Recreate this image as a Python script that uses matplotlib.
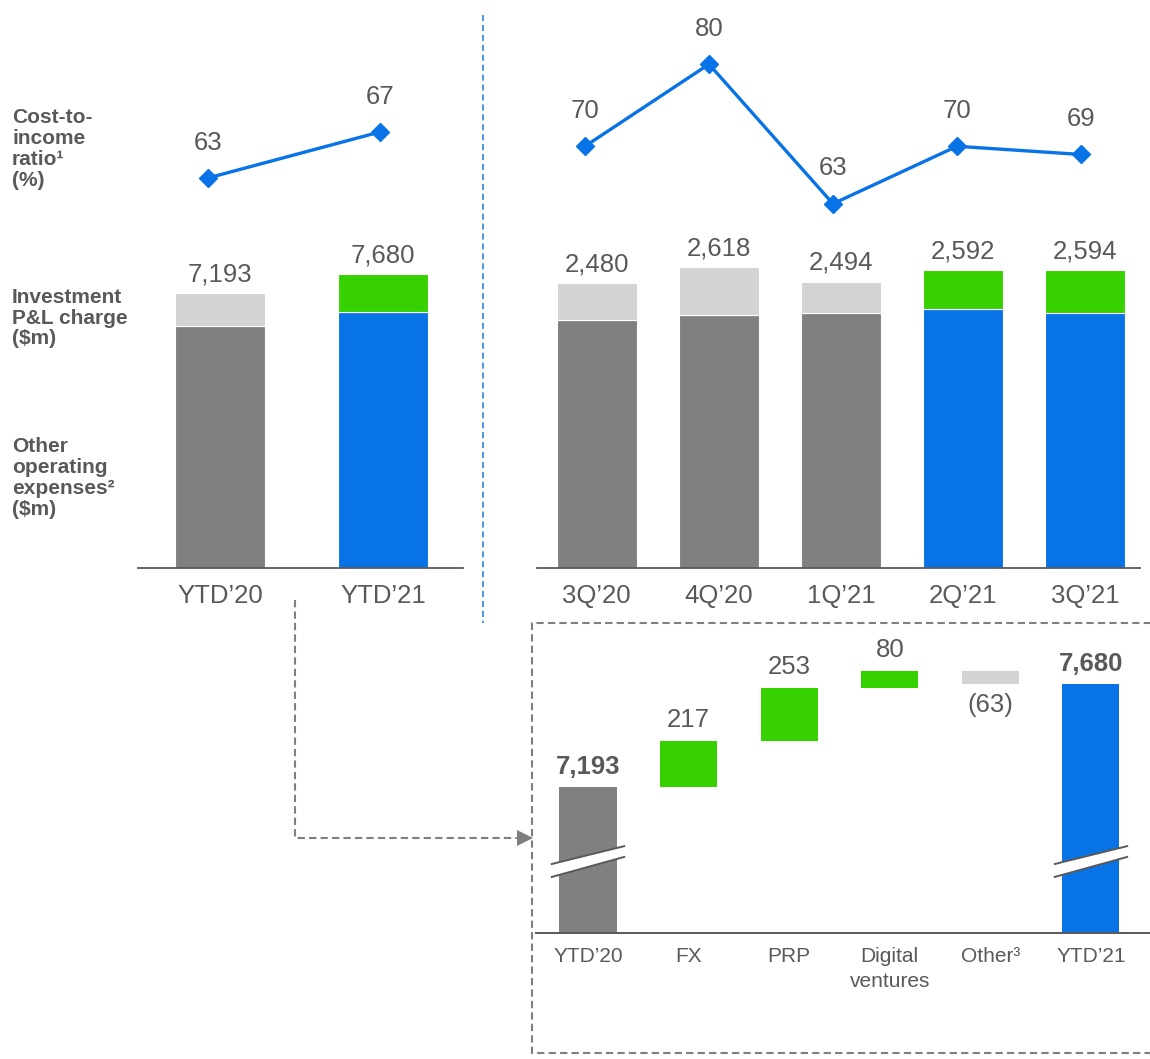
import matplotlib
matplotlib.use('Agg')
import matplotlib.pyplot as plt
import matplotlib.transforms as mtransforms
from matplotlib.patches import Polygon
from matplotlib.lines import Line2D

plt.rcParams['font.family'] = ['Liberation Sans', 'DejaVu Sans']

# ---- data ----
ytd_labels = ["YTD’20", "YTD’21"]
ytd_other = [6329, 6703]
ytd_invest = [864, 977]
ytd_total = [7193, 7680]
ytd_ratio = [63, 67]
ytd_new = [False, True]

q_labels = ["3Q’20", "4Q’20", "1Q’21", "2Q’21", "3Q’21"]
q_other = [2160, 2201, 2218, 2253, 2218]
q_invest = [320, 417, 276, 339, 376]
q_total = [2480, 2618, 2494, 2592, 2594]
q_ratio = [70, 80, 63, 70, 69]
q_new = [False, False, False, True, True]

wf_labels = ["YTD’20", "FX", "PRP", "Digital\nventures", "Other³", "YTD’21"]
wf_start = 7193
wf_steps = [217, 253, 80, -63]
wf_end = 7680

# ---- styles ----
TXT = '#595959'
DARK = '#808080'
LIGHT = '#d3d3d3'
BLUE = '#0873e6'
GREEN = '#37d100'
W, H = 1150, 1059

fig = plt.figure(figsize=(W / 100, H / 100), dpi=100)


def px_axes(x0, y0, x1, y1):
    # axes box given in pixel coords of the picture (y down)
    return fig.add_axes([x0 / W, 1 - y1 / H, (x1 - x0) / W, (y1 - y0) / H])


# overlay for connectors and frames
ov = px_axes(0, 0, W, H)
ov.set_xlim(0, W)
ov.set_ylim(H, 0)
ov.axis('off')
ov.plot([483, 483], [15, 623], color='#1a78e8', lw=1.1, ls=(0, (4, 2.5)))
dash = dict(color='#7f7f7f', lw=1.5, ls=(0, (3.5, 2)))
ov.plot([1152, 532, 532, 1152], [623, 623, 1053, 1053], **dash)
ov.plot([295, 295, 518], [600, 838, 838], **dash)
ov.add_patch(Polygon([(517, 830), (533, 838), (517, 846)], closed=True,
                     color='#7f7f7f', lw=0))

# left side labels
lab_kw = dict(fontsize=15, fontweight='bold', color=TXT, ha='left', va='center',
              linespacing=1.12)
ov.text(12, 149, "Cost-to-\nincome\nratio¹\n(%)", **lab_kw)
ov.text(12, 318, "Investment\nP&L charge\n($m)", **lab_kw)
ov.text(12, 478, "Other\noperating\nexpenses²\n($m)", **lab_kw)


def stacked(ax, labels, other, invest, total, new, width):
    for i in range(len(labels)):
        c1 = BLUE if new[i] else DARK
        c2 = GREEN if new[i] else LIGHT
        ax.bar(i, other[i], width, color=c1, edgecolor='white', lw=0.8)
        ax.bar(i, invest[i], width, bottom=other[i], color=c2,
               edgecolor='white', lw=0.8)
        ax.annotate(f"{total[i]:,}", (i, total[i]), xytext=(0, 13.5),
                    textcoords='offset points', ha='center', va='center',
                    fontsize=18.5, color=TXT)
        ax.annotate(labels[i], (i, 0), xytext=(0, -20.5),
                    textcoords='offset points', ha='center', va='center',
                    fontsize=18.5, color=TXT, annotation_clip=False)
    for s in ['top', 'left', 'right']:
        ax.spines[s].set_visible(False)
    ax.spines['bottom'].set_color(TXT)
    ax.spines['bottom'].set_linewidth(1.3)
    ax.set_xticks([])
    ax.set_yticks([])
    ax.patch.set_visible(False)


def ratio_line(ax, vals):
    xs = list(range(len(vals)))
    ax.plot(xs, vals, color=BLUE, lw=2.4, marker='D', ms=9)
    for i, v in enumerate(vals):
        ax.annotate(str(v), (i, v), xytext=(0, 25.5), textcoords='offset points',
                    ha='center', va='center', fontsize=18.5, color=TXT)
    ax.axis('off')


# YTD bars
ax1 = px_axes(138, 230, 463, 567.7)
stacked(ax1, ytd_labels, ytd_other, ytd_invest, ytd_total, ytd_new, 0.552)
ax1.set_xlim(-0.503, 1.491)
ax1.set_ylim(0, 8843)

# quarterly bars
ax2 = px_axes(537, 230, 1140, 567.7)
stacked(ax2, q_labels, q_other, q_invest, q_total, q_new, 0.66)
ax2.set_xlim(-0.49, 4.45)
ax2.set_ylim(0, 2945)

# ratio lines
ax3 = px_axes(138, 10, 463, 230)
ratio_line(ax3, ytd_ratio)
ax3.set_xlim(-0.407, 1.483)
ax3.set_ylim(58.48, 77.6)

ax4 = px_axes(537, 10, 1140, 230)
ratio_line(ax4, q_ratio)
ax4.set_xlim(-0.387, 4.476)
ax4.set_ylim(59.8, 86.6)

# waterfall
ax5 = px_axes(536, 625, 1150, 933)
ax5.set_xlim(-0.517, 5.587)
ax5.set_ylim(6501, 7959)
bw = 0.567
vals_kw = dict(textcoords='offset points', ha='center', va='center',
               fontsize=18.5, color=TXT)
ax5.bar(0, wf_start, bw, color=DARK)
ax5.annotate(f"{wf_start:,}", (0, wf_start), xytext=(0, 14), fontweight='bold',
             **vals_kw)
level = wf_start
for k, step in enumerate(wf_steps):
    i = k + 1
    if step >= 0:
        ax5.bar(i, step, bw, bottom=level, color=GREEN)
        ax5.annotate(str(step), (i, level + step), xytext=(0, 15), **vals_kw)
    else:
        ax5.bar(i, -step, bw, bottom=level + step, color=LIGHT)
        ax5.annotate(f"({-step})", (i, level + step), xytext=(0, -15), **vals_kw)
    level += step
n = len(wf_labels) - 1
ax5.bar(n, wf_end, bw, color=BLUE)
ax5.annotate(f"{wf_end:,}", (n, wf_end), xytext=(0, 14), fontweight='bold',
             **vals_kw)

for i, lab in enumerate(wf_labels):
    ax5.annotate(lab, (i, 0), xycoords=ax5.get_xaxis_transform(),
                 xytext=(0, -10), textcoords='offset points', ha='center',
                 va='top', fontsize=15, color=TXT, linespacing=1.4,
                 annotation_clip=False)

# axis break marks on the two totals
tr = mtransforms.blended_transform_factory(ax5.transData, ax5.transAxes)
for i in [0, n]:
    xl, xr = i - 0.36, i + 0.36
    ax5.add_patch(Polygon([(xl, 0.224), (xr, 0.282), (xr, 0.247), (xl, 0.182)],
                          closed=True, color='white', lw=0, transform=tr,
                          zorder=3, clip_on=False))
    for yl, yr in [(0.224, 0.282), (0.182, 0.247)]:
        ax5.add_line(Line2D([xl, xr], [yl, yr], color=TXT, lw=1.4,
                            transform=tr, zorder=4, clip_on=False))

for s in ['top', 'left', 'right']:
    ax5.spines[s].set_visible(False)
ax5.spines['bottom'].set_color(TXT)
ax5.spines['bottom'].set_linewidth(1.4)
ax5.set_xticks([])
ax5.set_yticks([])
ax5.patch.set_visible(False)

fig.savefig('out.png', dpi=100)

□ □ □

* [WHAT IS REQUIRED]
Every line from the top of the material above through the line with "return fig.add_axes([x0 /" should be duplicated exactly, please; leave out the pictures.

* [EXPECTED ANSWER]
Recreate this image as a Python script that uses matplotlib.
import matplotlib
matplotlib.use('Agg')
import matplotlib.pyplot as plt
import matplotlib.transforms as mtransforms
from matplotlib.patches import Polygon
from matplotlib.lines import Line2D

plt.rcParams['font.family'] = ['Liberation Sans', 'DejaVu Sans']

# ---- data ----
ytd_labels = ["YTD’20", "YTD’21"]
ytd_other = [6329, 6703]
ytd_invest = [864, 977]
ytd_total = [7193, 7680]
ytd_ratio = [63, 67]
ytd_new = [False, True]

q_labels = ["3Q’20", "4Q’20", "1Q’21", "2Q’21", "3Q’21"]
q_other = [2160, 2201, 2218, 2253, 2218]
q_invest = [320, 417, 276, 339, 376]
q_total = [2480, 2618, 2494, 2592, 2594]
q_ratio = [70, 80, 63, 70, 69]
q_new = [False, False, False, True, True]

wf_labels = ["YTD’20", "FX", "PRP", "Digital\nventures", "Other³", "YTD’21"]
wf_start = 7193
wf_steps = [217, 253, 80, -63]
wf_end = 7680

# ---- styles ----
TXT = '#595959'
DARK = '#808080'
LIGHT = '#d3d3d3'
BLUE = '#0873e6'
GREEN = '#37d100'
W, H = 1150, 1059

fig = plt.figure(figsize=(W / 100, H / 100), dpi=100)


def px_axes(x0, y0, x1, y1):
    # axes box given in pixel coords of the picture (y down)
    return fig.add_axes([x0 / W, 1 - y1 / H, (x1 - x0) / W, (y1 - y0) / H])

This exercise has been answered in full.